Monday, January 17, 2011

Where Does One Put Wounded Knee?

I gotta admit, right now I'm stuck in 1890. My daily newspapers, my many magazine subscriptions, my Twitter feeds, my Facebook friends, public radio, and CNN all tell me without interruption about the calamities occurring in real time in Haiti, Brazil, Sudan, Tunisia, Australia, Pakistan, Afganistan, and numerous other points on the globe (Mexico?). These are not being exaggerated and people living in these regions are desparate. Nevertheless, I'm stuck in 1890 in South Dakota.

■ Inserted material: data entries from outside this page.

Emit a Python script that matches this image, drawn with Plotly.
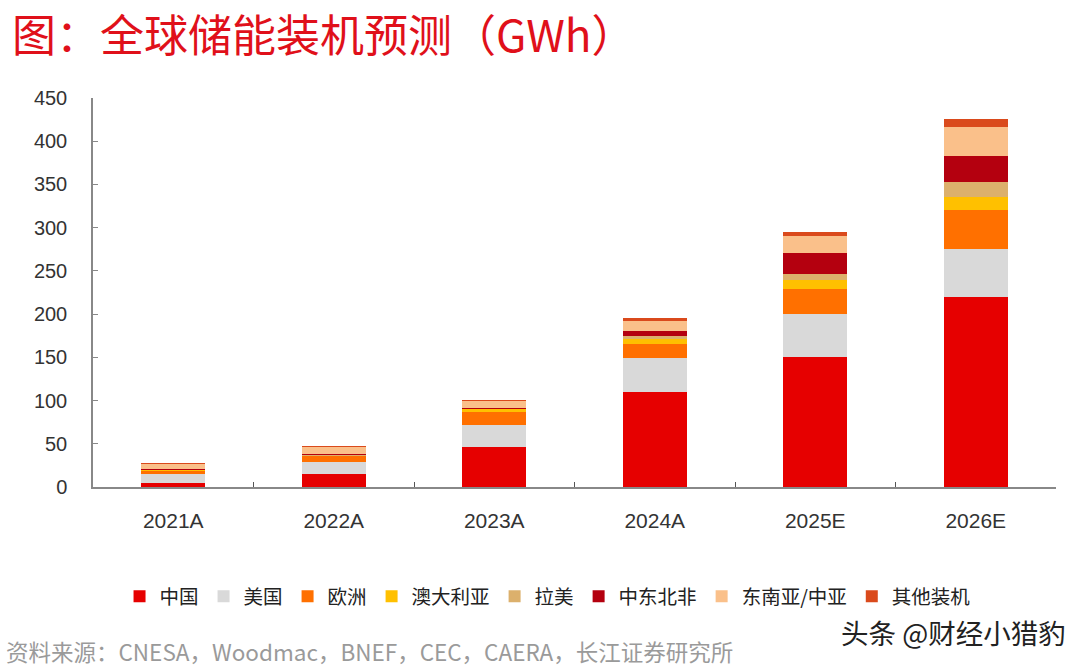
import plotly.graph_objects as go

categories = ["2021A", "2022A", "2023A", "2024A", "2025E", "2026E"]
series_names = ["中国", "美国", "欧洲", "澳大利亚", "拉美", "中东北非", "东南亚/中亚", "其他装机"]
china = [4.6, 14.7, 46, 110, 150, 220]
usa = [11, 14.3, 26, 39, 50.5, 55]
europe = [4, 7, 14.5, 16, 29, 45]
australia = [0.5, 1, 4, 6, 9.5, 15]
latam = [0.3, 0.5, 0.5, 4, 7.5, 18]
mena = [0.3, 0.5, 0.3, 6, 24.5, 30]
sea = [6.2, 9, 8.5, 11, 19.5, 33]
other = [0.2, 0.2, 0.4, 3, 5, 10]
colors = ["#E60000", "#D9D9D9", "#FF7000", "#FFC000", "#DCB06C", "#B4000F", "#FAC08A", "#DA4A1C"]

values = [china, usa, europe, australia, latam, mena, sea, other]

fig = go.Figure()
for name, vals, col in zip(series_names, values, colors):
    fig.add_trace(go.Bar(x=categories, y=vals, name=name, marker=dict(color=col, line=dict(width=0)), width=0.4))

yfont = dict(family="Arial, Liberation Sans, sans-serif", size=20, color="#333333")
xfont = dict(family="Arial, Liberation Sans, sans-serif", size=21, color="#333333")
fig.update_layout(
    barmode="stack",
    width=1089, height=666,
    paper_bgcolor="white", plot_bgcolor="white",
    margin=dict(l=93, r=33, t=98, b=179),
    font=dict(family="Noto Sans CJK SC, sans-serif"),
    showlegend=True,
    legend=dict(orientation="h", x=0.472, xanchor="center", y=-0.282, yanchor="middle",
                font=dict(family="Noto Sans CJK SC", size=19.5, color="#222222"),
                itemwidth=30, traceorder="normal"),
    yaxis=dict(range=[0, 450], tickvals=[0, 50, 100, 150, 200, 250, 300, 350, 400, 450],
               showgrid=False, zeroline=False, showline=True, linecolor="#888888", linewidth=1.5,
               ticks="inside", ticklen=5, tickcolor="#888888", tickfont=yfont, ticklabelstandoff=20),
    xaxis=dict(showgrid=False, showline=True, linecolor="#888888", linewidth=1.5,
               ticks="inside", tickson="boundaries", ticklen=5, tickcolor="#555555",
               tickfont=xfont, ticklabelstandoff=14),
    annotations=[
        dict(text="图：全球储能装机预测（GWh）", xref="paper", yref="paper",
             x=-0.085, y=1.251, xanchor="left", yanchor="top", showarrow=False, borderpad=0,
             font=dict(family="Noto Sans CJK SC", size=44, color="#E0101A")),
        dict(text="资料来源：CNESA，Woodmac，BNEF，CEC，CAERA，长江证券研究所", xref="paper", yref="paper",
             x=-0.092, y=-0.421, xanchor="left", yanchor="middle", showarrow=False,
             font=dict(family="Noto Sans CJK SC", size=22.5, color="#9A9A9A")),
        dict(text="头条 @财经小猎豹", xref="paper", yref="paper",
             x=1.012, y=-0.373, xanchor="right", yanchor="middle", showarrow=False,
             font=dict(family="Noto Sans CJK SC", size=27.5, color="#222222")),
    ],
)

fig.write_html("out.html", config={"displayModeBar": False},
               post_script="document.body.style.margin='0';document.body.style.overflow='hidden';")
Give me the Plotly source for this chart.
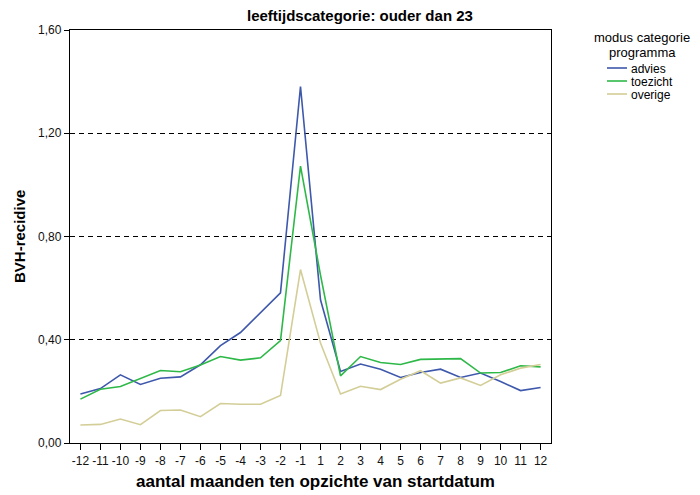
import plotly.graph_objects as go

months = ["-12", "-11", "-10", "-9", "-8", "-7", "-6", "-5", "-4", "-3", "-2", "-1",
          "1", "2", "3", "4", "5", "6", "7", "8", "9", "10", "11", "12"]

advies = [0.190, 0.211, 0.264, 0.227, 0.251, 0.256, 0.303, 0.377, 0.428, 0.506, 0.582, 1.381,
          0.555, 0.277, 0.306, 0.286, 0.254, 0.273, 0.286, 0.254, 0.271, 0.238, 0.203, 0.215]
toezicht = [0.170, 0.208, 0.219, 0.250, 0.281, 0.276, 0.302, 0.335, 0.321, 0.330, 0.397, 1.073,
            0.650, 0.260, 0.335, 0.312, 0.304, 0.324, 0.326, 0.327, 0.271, 0.273, 0.299, 0.295]
overige = [0.070, 0.072, 0.093, 0.071, 0.126, 0.128, 0.102, 0.153, 0.150, 0.150, 0.184, 0.672,
           0.387, 0.190, 0.220, 0.207, 0.247, 0.280, 0.232, 0.252, 0.223, 0.264, 0.290, 0.304]

series_names = ["advies", "toezicht", "overige"]
series_colors = ["#3E58AC", "#2EB848", "#D3CE97"]
y_ticks = [0.0, 0.4, 0.8, 1.2, 1.6]

title_text = "leeftijdscategorie: ouder dan 23"
legend_title_lines = ["modus categorie", "programma"]
x_title = "aantal maanden ten opzichte van startdatum"
y_title = "BVH-recidive"

FONT = "Arial, Liberation Sans, sans-serif"

# plot area in pixels
L, R, T, B = 70, 551, 30, 443

fig = go.Figure()
for name, vals, col in zip(series_names, [advies, toezicht, overige], series_colors):
    fig.add_trace(go.Scatter(x=months, y=vals, mode="lines", name=name,
                             line=dict(color=col, width=1.6), showlegend=False))

fig.update_layout(
    width=700, height=495,
    margin=dict(l=L, r=700 - R, t=T, b=495 - B, autoexpand=False),
    plot_bgcolor="white", paper_bgcolor="white",
    separators=",.",
    font=dict(family=FONT, size=12, color="#000"),
    xaxis=dict(type="category", range=[-0.52, 23.52], showline=True, linecolor="#000",
               linewidth=1.3, mirror=True, ticks="outside", ticklen=6, tickcolor="#000",
               showgrid=False, zeroline=False, automargin=False,
               tickfont=dict(size=12, color="#111")),
    yaxis=dict(range=[0, 1.6], tickvals=y_ticks, tickformat=".2f", showline=True,
               linecolor="#000", linewidth=1.3, mirror=True, ticks="outside", ticklen=5,
               tickcolor="#000", showgrid=True, gridcolor="#000", gridwidth=1,
               griddash="5px,4px", zeroline=False, automargin=False,
               tickfont=dict(size=12, color="#111")),
)


def px_x(px):
    return (px - L) / (R - L)


def px_y(py):
    return (B - py) / (B - T)


# title
fig.add_annotation(text="<b>" + title_text + "</b>", xref="paper", yref="paper",
                   x=px_x(360), y=px_y(15), showarrow=False,
                   font=dict(size=15, family=FONT, color="#000"), xanchor="center",
                   yanchor="middle")

# axis titles
fig.add_annotation(text="<b>" + x_title + "</b>", xref="paper", yref="paper",
                   x=px_x(315), y=px_y(481), showarrow=False,
                   font=dict(size=17, family=FONT, color="#000"), xanchor="center",
                   yanchor="middle")
fig.add_annotation(text="<b>" + y_title + "</b>", xref="paper", yref="paper",
                   x=px_x(19), y=px_y(237), showarrow=False, textangle=-90,
                   font=dict(size=15, family=FONT, color="#000"), xanchor="center",
                   yanchor="middle")

# legend drawn manually
for j, line in enumerate(legend_title_lines):
    fig.add_annotation(text=line, xref="paper", yref="paper", x=px_x(642), y=px_y(38 + 14 * j),
                       showarrow=False, font=dict(size=13, family=FONT, color="#000"),
                       xanchor="center", yanchor="middle")
for i, (name, col) in enumerate(zip(series_names, series_colors)):
    yy = 68 + 13 * i
    fig.add_shape(type="line", xref="paper", yref="paper", x0=px_x(607), x1=px_x(627),
                  y0=px_y(yy), y1=px_y(yy), line=dict(color=col, width=1.6))
    fig.add_annotation(text=name, xref="paper", yref="paper", x=px_x(629), y=px_y(yy + 1),
                       showarrow=False, font=dict(size=12, family=FONT, color="#000"),
                       xanchor="left", yanchor="middle")

fig.write_html("out.html", config={"displayModeBar": False},
               post_script="document.body.style.margin='0';")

What Heather Richardson's book, "Wounded Knee: Party Politics and the Road to an American Massacre" reveals is the degree to which political party goals determined the futures of thousands of Native Americans in the western regions of the country in the late 19th century. Those of us alive today may think that the divisions currently existant between the Democrats and the Republicans are unique and possibly of epic proportions. Not so! The only thing that's changed in more than a century are the issues being debated. Today it's health care and issues of taxation. In 1890, the issues were the Mckinley Tariff and election reform.

It's sobering and yes, appalling, to realize that the lives of the Native Americans in the western territories and states meant nothing more to the business community, the Republican and Democratic parties, and the government of the United States than how many seats in Congress could be garnered by the mid-term election of 1890. And in the process of this jockeying and bickering, thousands of people were shunted into dangerous or meaningless situations or killed, and were unable to prevent their defeat and their demise.

On this Martin Luther King, Jr. day in 2011, let's remember all of the people in this country who have been stripped of their dignity and their futures by forces beyond their control, and work together to prevent such abuses of power and indifference in the years to come.